96 senesinde diyarbakır lice'de vatani görevini yapan abimin operasyona katılıp kuzey ırak'a girdiğini öğrendikten sonraki gün zilin çalıp bursa garnizon komutanının kapıya geldiğini görmektir.
ama neyse ki komando olarak görevine başlayan daha sonra özel harekat birliğine cannasçı olarak kabul edilen abimin üstün hizmet tebrik belgesini vermek için gelmiştir o komutan.
belki 5 yaşındaydım ama evimizin önünden her gün 2-3 şehit cenazesi geçtiği o günlerde bazı şeylerin farkında olmak o kadar zor olmuyor. ömrümden birkaç yıl attığım gündür o gün.

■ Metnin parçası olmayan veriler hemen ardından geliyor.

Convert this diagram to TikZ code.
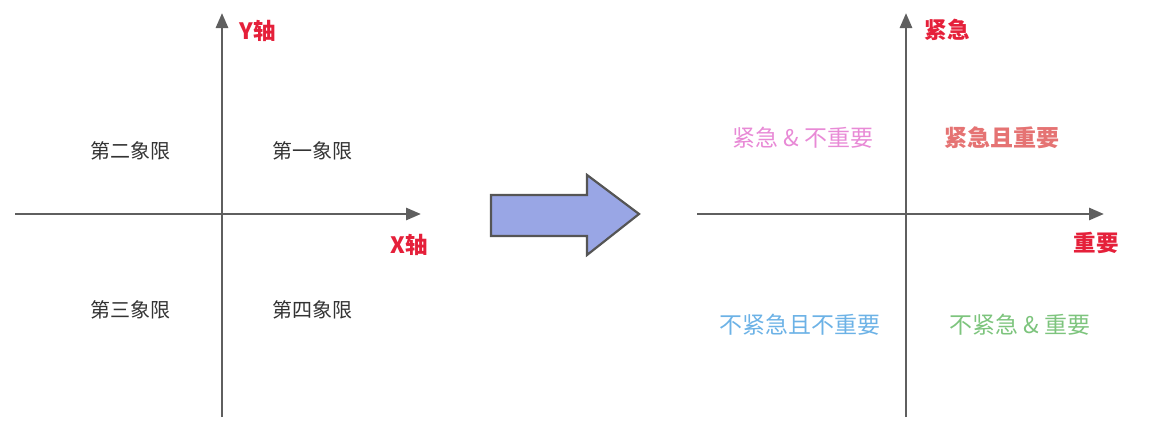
\documentclass[tikz,border=0pt]{standalone}
\usepackage{fontspec}
\setmainfont{Noto Sans CJK SC}
\usetikzlibrary{arrows.meta}
\definecolor{axisgray}{HTML}{5F5F5F}
\definecolor{axred}{HTML}{E5203A}
\definecolor{qpink}{HTML}{E88AD6}
\definecolor{qsalmon}{HTML}{E57373}
\definecolor{qblue}{HTML}{6CB2E6}
\definecolor{qgreen}{HTML}{7DC47D}
\definecolor{arrowfill}{HTML}{99A6E5}
\definecolor{arrowdraw}{HTML}{555555}
\tikzset{
  axis/.style={draw=axisgray, line width=2.8pt, -{Triangle[length=15pt,width=12pt]}},
  qlabel/.style={font=\fontsize{20}{24}\selectfont, text=black!80, inner sep=0pt},
  rlabel/.style={font=\fontsize{23}{27}\selectfont, inner sep=0pt},
  axlabel/.style={font=\bfseries\fontsize{22.5}{27}\selectfont, text=axred, inner sep=0pt},
}
\begin{document}
\begin{tikzpicture}[x=1pt,y=-1pt]
\useasboundingbox (0,0) rectangle (1149,447);
% left diagram
\coordinate (lxs) at (15,214);
\coordinate (lxe) at (421,214);
\coordinate (lys) at (222,417);
\coordinate (lye) at (222,13);
\draw[axis] (lxs) -- (lxe);
\draw[axis] (lys) -- (lye);
\node[axlabel] (ylab) at (258,31) {Y轴};
\node[axlabel] (xlab) at (409,245) {X轴};
\node[qlabel] (q2) at (130,151) {第二象限};
\node[qlabel] (q1) at (312,151) {第一象限};
\node[qlabel] (q3) at (130,310) {第三象限};
\node[qlabel] (q4) at (312,310) {第四象限};
% big arrow
\draw[fill=arrowfill, draw=arrowdraw, line width=2.2pt, line join=miter]
  (491,195) -- (587,195) -- (587,175) -- (639,214) -- (587,255) -- (587,236) -- (491,236) -- cycle;
% right diagram
\coordinate (rxs) at (697,214);
\coordinate (rxe) at (1104,214);
\coordinate (rys) at (906,417);
\coordinate (rye) at (906,13);
\draw[axis] (rxs) -- (rxe);
\draw[axis] (rys) -- (rye);
\node[axlabel] (ulab) at (947,30) {紧急};
\node[axlabel] (ilab) at (1096,243) {重要};
\node[rlabel, text=qpink] (r2) at (803,138) {紧急 \& 不重要};
\node[rlabel, text=qsalmon, font=\bfseries\fontsize{23}{27}\selectfont] (r1) at (1002,138) {紧急且重要};
\node[rlabel, text=qblue] (r3) at (800,325) {不紧急且不重要};
\node[rlabel, text=qgreen] (r4) at (1020,325) {不紧急 \& 重要};
\end{tikzpicture}
\end{document}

ellerin ayakların titrer bir halde bir hatuna derdini anlatırken ağızdan çıkan saçma sözler. neden söylediğini bilemezsin nasıl çevireceğini bilemezsin.*
ne yapacağını bilememektir... her ihtimali düşünür, en iyiye karar vermek istersin. olmaz ama hep bir başka engel vardır. sonunda iyi ya da kötü bir karar verirsin ama her zaman kalır içinde "acaba? acaba başka türlü yapsam nasıl olurdu?" diye ama bilemezsin ve budur işte aslen insana koyan...
"ben hiçbir işe yaramıyorum" duygusudur. her insan bir işe yaradığını bilmek ister. birileri bunu size telkin etmezse baya baya inanırsınız işe yaramadığınıza.